— Task —
Restate the whole of the material. Keep every word, and drop the pictures.

* * *

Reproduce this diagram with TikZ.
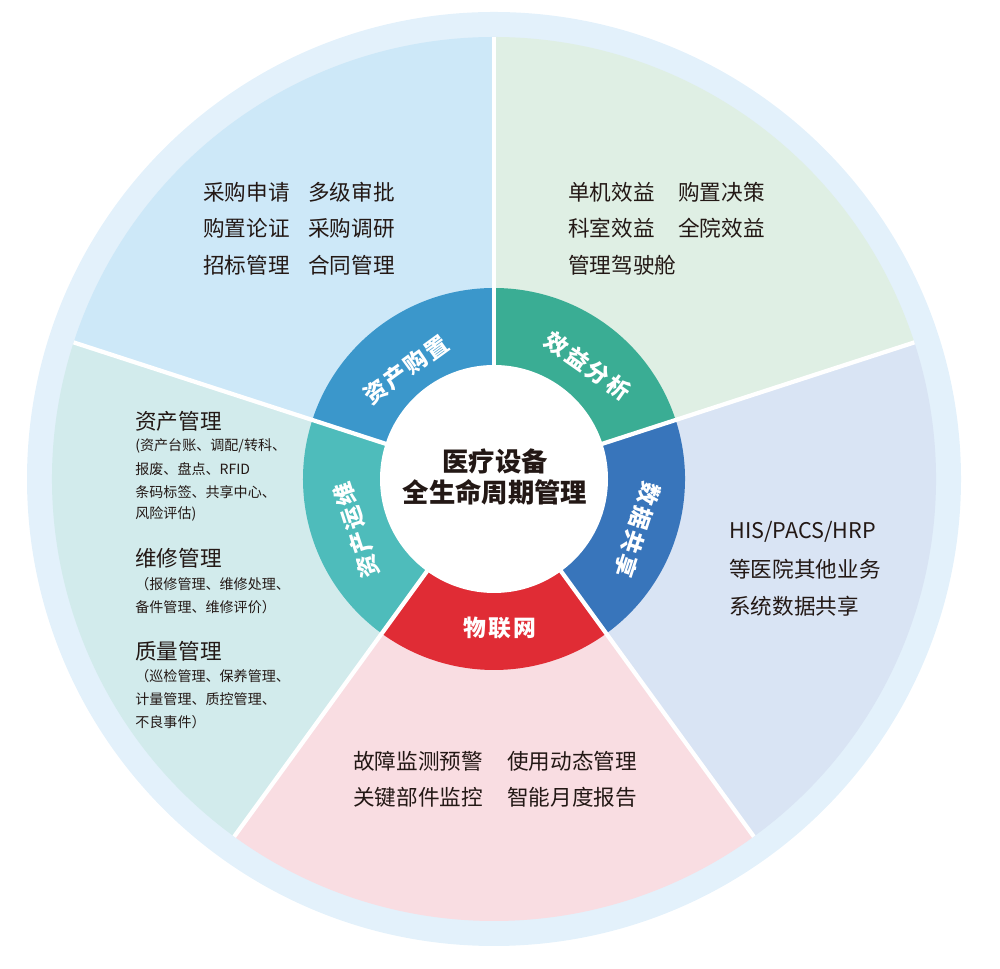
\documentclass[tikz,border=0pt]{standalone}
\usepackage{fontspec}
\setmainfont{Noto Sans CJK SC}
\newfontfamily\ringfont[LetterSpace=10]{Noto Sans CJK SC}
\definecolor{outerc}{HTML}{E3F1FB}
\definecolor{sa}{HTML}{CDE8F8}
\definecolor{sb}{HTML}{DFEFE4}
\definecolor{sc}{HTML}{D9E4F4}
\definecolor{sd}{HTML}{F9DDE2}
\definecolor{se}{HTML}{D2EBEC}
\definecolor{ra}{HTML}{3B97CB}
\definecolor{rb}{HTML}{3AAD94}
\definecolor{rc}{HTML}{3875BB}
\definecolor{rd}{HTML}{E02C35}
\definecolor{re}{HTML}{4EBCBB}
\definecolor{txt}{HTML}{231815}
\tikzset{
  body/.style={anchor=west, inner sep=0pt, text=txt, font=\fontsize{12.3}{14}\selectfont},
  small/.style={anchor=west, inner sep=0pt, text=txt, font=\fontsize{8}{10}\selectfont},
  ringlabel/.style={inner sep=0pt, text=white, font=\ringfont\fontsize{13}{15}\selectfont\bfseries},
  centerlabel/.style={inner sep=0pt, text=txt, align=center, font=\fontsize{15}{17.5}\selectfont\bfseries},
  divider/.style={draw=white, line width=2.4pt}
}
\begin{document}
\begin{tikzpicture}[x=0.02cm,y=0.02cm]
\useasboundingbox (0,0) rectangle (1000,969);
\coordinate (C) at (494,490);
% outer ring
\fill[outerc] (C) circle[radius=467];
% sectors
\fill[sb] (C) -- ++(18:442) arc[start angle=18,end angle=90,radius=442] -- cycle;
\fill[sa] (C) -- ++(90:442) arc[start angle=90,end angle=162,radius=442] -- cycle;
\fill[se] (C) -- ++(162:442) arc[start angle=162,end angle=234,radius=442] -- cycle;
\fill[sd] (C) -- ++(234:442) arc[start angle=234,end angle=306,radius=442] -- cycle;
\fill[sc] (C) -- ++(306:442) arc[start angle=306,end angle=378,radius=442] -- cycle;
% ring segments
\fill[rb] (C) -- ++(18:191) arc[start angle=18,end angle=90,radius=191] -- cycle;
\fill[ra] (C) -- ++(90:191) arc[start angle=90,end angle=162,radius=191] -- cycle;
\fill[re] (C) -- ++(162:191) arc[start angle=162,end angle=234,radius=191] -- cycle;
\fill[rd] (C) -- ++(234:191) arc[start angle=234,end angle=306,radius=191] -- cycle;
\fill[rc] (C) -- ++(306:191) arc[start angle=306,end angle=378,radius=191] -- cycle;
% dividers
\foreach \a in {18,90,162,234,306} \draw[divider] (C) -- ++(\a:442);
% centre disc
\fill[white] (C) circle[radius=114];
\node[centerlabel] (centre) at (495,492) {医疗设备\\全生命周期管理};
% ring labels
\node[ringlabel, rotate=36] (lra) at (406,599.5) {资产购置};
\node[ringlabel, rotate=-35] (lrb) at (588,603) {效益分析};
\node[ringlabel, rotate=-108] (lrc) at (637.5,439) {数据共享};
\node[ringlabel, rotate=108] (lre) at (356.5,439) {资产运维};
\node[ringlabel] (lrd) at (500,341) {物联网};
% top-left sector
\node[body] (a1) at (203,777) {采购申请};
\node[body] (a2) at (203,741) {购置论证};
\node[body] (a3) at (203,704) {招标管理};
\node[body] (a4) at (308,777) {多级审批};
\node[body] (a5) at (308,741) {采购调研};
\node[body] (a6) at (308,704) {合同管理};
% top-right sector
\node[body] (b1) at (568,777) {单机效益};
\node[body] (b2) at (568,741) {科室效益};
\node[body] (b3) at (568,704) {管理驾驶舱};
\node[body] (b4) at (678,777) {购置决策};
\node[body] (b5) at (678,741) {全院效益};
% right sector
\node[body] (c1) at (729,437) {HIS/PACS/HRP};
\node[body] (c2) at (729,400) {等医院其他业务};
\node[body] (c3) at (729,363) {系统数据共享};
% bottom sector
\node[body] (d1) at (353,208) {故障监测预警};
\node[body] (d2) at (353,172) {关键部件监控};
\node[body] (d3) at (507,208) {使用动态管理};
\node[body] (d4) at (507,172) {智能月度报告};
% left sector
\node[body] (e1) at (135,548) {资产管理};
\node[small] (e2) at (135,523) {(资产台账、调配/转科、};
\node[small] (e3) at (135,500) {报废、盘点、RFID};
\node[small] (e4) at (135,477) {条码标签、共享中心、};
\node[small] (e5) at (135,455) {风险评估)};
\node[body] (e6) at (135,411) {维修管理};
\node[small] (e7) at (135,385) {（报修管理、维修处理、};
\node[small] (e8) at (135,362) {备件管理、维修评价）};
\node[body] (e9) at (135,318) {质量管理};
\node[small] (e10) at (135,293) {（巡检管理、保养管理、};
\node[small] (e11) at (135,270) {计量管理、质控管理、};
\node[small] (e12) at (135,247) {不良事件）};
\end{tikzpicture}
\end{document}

* * *

— The result —
Reproduce this diagram with TikZ.
\documentclass[tikz,border=0pt]{standalone}
\usepackage{fontspec}
\setmainfont{Noto Sans CJK SC}
\newfontfamily\ringfont[LetterSpace=10]{Noto Sans CJK SC}
\definecolor{outerc}{HTML}{E3F1FB}
\definecolor{sa}{HTML}{CDE8F8}
\definecolor{sb}{HTML}{DFEFE4}
\definecolor{sc}{HTML}{D9E4F4}
\definecolor{sd}{HTML}{F9DDE2}
\definecolor{se}{HTML}{D2EBEC}
\definecolor{ra}{HTML}{3B97CB}
\definecolor{rb}{HTML}{3AAD94}
\definecolor{rc}{HTML}{3875BB}
\definecolor{rd}{HTML}{E02C35}
\definecolor{re}{HTML}{4EBCBB}
\definecolor{txt}{HTML}{231815}
\tikzset{
  body/.style={anchor=west, inner sep=0pt, text=txt, font=\fontsize{12.3}{14}\selectfont},
  small/.style={anchor=west, inner sep=0pt, text=txt, font=\fontsize{8}{10}\selectfont},
  ringlabel/.style={inner sep=0pt, text=white, font=\ringfont\fontsize{13}{15}\selectfont\bfseries},
  centerlabel/.style={inner sep=0pt, text=txt, align=center, font=\fontsize{15}{17.5}\selectfont\bfseries},
  divider/.style={draw=white, line width=2.4pt}
}
\begin{document}
\begin{tikzpicture}[x=0.02cm,y=0.02cm]
\useasboundingbox (0,0) rectangle (1000,969);
\coordinate (C) at (494,490);
% outer ring
\fill[outerc] (C) circle[radius=467];
% sectors
\fill[sb] (C) -- ++(18:442) arc[start angle=18,end angle=90,radius=442] -- cycle;
\fill[sa] (C) -- ++(90:442) arc[start angle=90,end angle=162,radius=442] -- cycle;
\fill[se] (C) -- ++(162:442) arc[start angle=162,end angle=234,radius=442] -- cycle;
\fill[sd] (C) -- ++(234:442) arc[start angle=234,end angle=306,radius=442] -- cycle;
\fill[sc] (C) -- ++(306:442) arc[start angle=306,end angle=378,radius=442] -- cycle;
% ring segments
\fill[rb] (C) -- ++(18:191) arc[start angle=18,end angle=90,radius=191] -- cycle;
\fill[ra] (C) -- ++(90:191) arc[start angle=90,end angle=162,radius=191] -- cycle;
\fill[re] (C) -- ++(162:191) arc[start angle=162,end angle=234,radius=191] -- cycle;
\fill[rd] (C) -- ++(234:191) arc[start angle=234,end angle=306,radius=191] -- cycle;
\fill[rc] (C) -- ++(306:191) arc[start angle=306,end angle=378,radius=191] -- cycle;
% dividers
\foreach \a in {18,90,162,234,306} \draw[divider] (C) -- ++(\a:442);
% centre disc
\fill[white] (C) circle[radius=114];
\node[centerlabel] (centre) at (495,492) {医疗设备\\全生命周期管理};
% ring labels
\node[ringlabel, rotate=36] (lra) at (406,599.5) {资产购置};
\node[ringlabel, rotate=-35] (lrb) at (588,603) {效益分析};
\node[ringlabel, rotate=-108] (lrc) at (637.5,439) {数据共享};
\node[ringlabel, rotate=108] (lre) at (356.5,439) {资产运维};
\node[ringlabel] (lrd) at (500,341) {物联网};
% top-left sector
\node[body] (a1) at (203,777) {采购申请};
\node[body] (a2) at (203,741) {购置论证};
\node[body] (a3) at (203,704) {招标管理};
\node[body] (a4) at (308,777) {多级审批};
\node[body] (a5) at (308,741) {采购调研};
\node[body] (a6) at (308,704) {合同管理};
% top-right sector
\node[body] (b1) at (568,777) {单机效益};
\node[body] (b2) at (568,741) {科室效益};
\node[body] (b3) at (568,704) {管理驾驶舱};
\node[body] (b4) at (678,777) {购置决策};
\node[body] (b5) at (678,741) {全院效益};
% right sector
\node[body] (c1) at (729,437) {HIS/PACS/HRP};
\node[body] (c2) at (729,400) {等医院其他业务};
\node[body] (c3) at (729,363) {系统数据共享};
% bottom sector
\node[body] (d1) at (353,208) {故障监测预警};
\node[body] (d2) at (353,172) {关键部件监控};
\node[body] (d3) at (507,208) {使用动态管理};
\node[body] (d4) at (507,172) {智能月度报告};
% left sector
\node[body] (e1) at (135,548) {资产管理};
\node[small] (e2) at (135,523) {(资产台账、调配/转科、};
\node[small] (e3) at (135,500) {报废、盘点、RFID};
\node[small] (e4) at (135,477) {条码标签、共享中心、};
\node[small] (e5) at (135,455) {风险评估)};
\node[body] (e6) at (135,411) {维修管理};
\node[small] (e7) at (135,385) {（报修管理、维修处理、};
\node[small] (e8) at (135,362) {备件管理、维修评价）};
\node[body] (e9) at (135,318) {质量管理};
\node[small] (e10) at (135,293) {（巡检管理、保养管理、};
\node[small] (e11) at (135,270) {计量管理、质控管理、};
\node[small] (e12) at (135,247) {不良事件）};
\end{tikzpicture}
\end{document}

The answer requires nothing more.